Wyoming has struggled with population loss for decades. A 2024 Harvard Kennedy School working paper found that by their thirties nearly two-thirds of Wyoming natives have left the state, one of the highest out-migration rates in the country. Students and young residents cite limited local industry and job prospects as reasons to relocate. At the University of Wyoming in Laramie, student Claire Lane said many classmates expect to leave to find work in their fields; another student, music major Aidan Freeman, called the state “a bubble” and said he and his partner hope to move to Fort Collins, Colorado, where more opportunities exist.
Harvard researchers recommended policies to make rural areas more economically diverse and to expand housing and services that would help retain young people — measures aimed at addressing the structural reasons residents leave, rather than focusing solely on birth rates.
Brennan acknowledged the six-week ban is not a cure-all for Wyoming’s demographic challenges and said the pro-life movement should broaden its focus to support children after birth. “We have to send the message that not only are you important in utero, but you’re also important on day one when you’re born,” she said, noting the legislature has yet to have robust discussions about postnatal supports.
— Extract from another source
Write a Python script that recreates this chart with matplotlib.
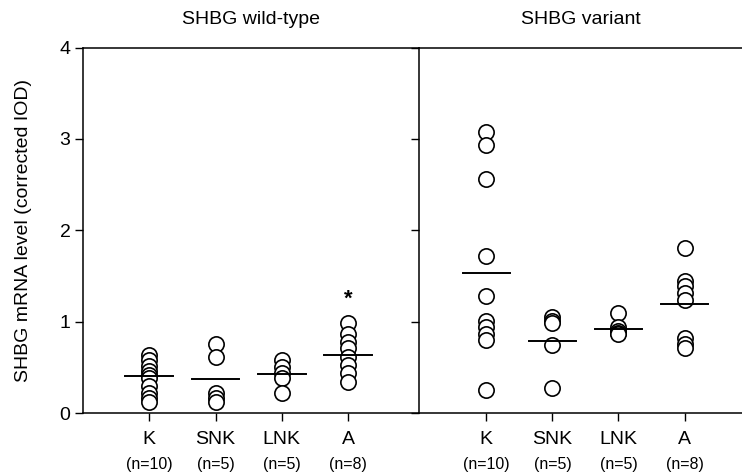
import matplotlib.pyplot as plt

plt.rcParams["font.family"] = ["Liberation Sans", "DejaVu Sans"]

GROUPS = ["K", "SNK", "LNK", "A"]
COUNTS = ["(n=10)", "(n=5)", "(n=5)", "(n=8)"]

WILD = {
    "K": [0.64, 0.58, 0.51, 0.46, 0.42, 0.38, 0.30, 0.22, 0.16, 0.12],
    "SNK": [0.75, 0.61, 0.22, 0.16, 0.12],
    "LNK": [0.58, 0.50, 0.44, 0.38, 0.22],
    "A": [0.99, 0.86, 0.78, 0.71, 0.61, 0.53, 0.44, 0.34],
}
WILD_MEAN = [0.40, 0.37, 0.43, 0.64]

VARIANT = {
    "K": [3.07, 2.93, 2.56, 1.72, 1.28, 1.01, 0.94, 0.87, 0.80, 0.25],
    "SNK": [1.05, 1.01, 0.99, 0.74, 0.27],
    "LNK": [1.09, 0.94, 0.90, 0.88, 0.87],
    "A": [1.81, 1.44, 1.39, 1.31, 1.24, 0.82, 0.76, 0.71],
}
VARIANT_MEAN = [1.53, 0.79, 0.92, 1.19]

TITLES = ["SHBG wild-type", "SHBG variant"]
STAR_GROUP = "A"
STAR_Y = 1.24

fig = plt.figure(figsize=(7.42, 4.74), dpi=100)
ax1 = fig.add_axes([83 / 742, 61 / 474, 336 / 742, 365.5 / 474])
ax2 = fig.add_axes([419 / 742, 61 / 474, 323 / 742, 365.5 / 474])

x = [1, 2, 3, 4]
half = 0.36

for ax, data, means, title, xmax in [
    (ax1, WILD, WILD_MEAN, TITLES[0], 5.07),
    (ax2, VARIANT, VARIANT_MEAN, TITLES[1], 4.87),
]:
    for i, g in enumerate(GROUPS):
        vals = data[g]
        ax.plot([x[i]] * len(vals), vals, "o", ms=11, mfc="white",
                mec="black", mew=1.2, ls="none", zorder=3, clip_on=False)
        ax.plot([x[i] - half, x[i] + half], [means[i], means[i]],
                color="black", lw=1.4, zorder=4)
        ax.text(x[i], -0.142, COUNTS[i], transform=ax.get_xaxis_transform(),
                ha="center", va="center", fontsize=11.5)
    ax.set_xlim(0 if ax is ax1 else -0.02, xmax)
    ax.set_ylim(0, 4)
    ax.set_xticks(x)
    ax.set_xticklabels(GROUPS, fontsize=14)
    ax.set_yticks([0, 1, 2, 3, 4])
    ax.tick_params(axis="x", length=6, width=1.0, pad=7)
    ax.tick_params(axis="y", length=6, width=1.0, labelsize=14, pad=3)
    ax.spines["right"].set_visible(False)
    for s in ["left", "top", "bottom"]:
        ax.spines[s].set_linewidth(1.1)
    ax.set_title(title, fontsize=14, pad=17)

ax2.tick_params(axis="y", labelleft=False)
ax1.set_ylabel("SHBG mRNA level (corrected IOD)", fontsize=14, labelpad=20)

ax1.text(x[GROUPS.index(STAR_GROUP)], STAR_Y, "*", ha="center", va="center",
         fontsize=16, fontweight="bold")

fig.savefig("out.png", dpi=100)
Legal battles will determine whether the law stands. Pro–abortion rights groups challenged the statute shortly after it passed, and the temporary federal injunction means abortion care is again legally available in the state for now. The district court will consider constitutionality; its ruling could be appealed to the Wyoming Supreme Court, which earlier this year struck down two other sweeping abortion restrictions.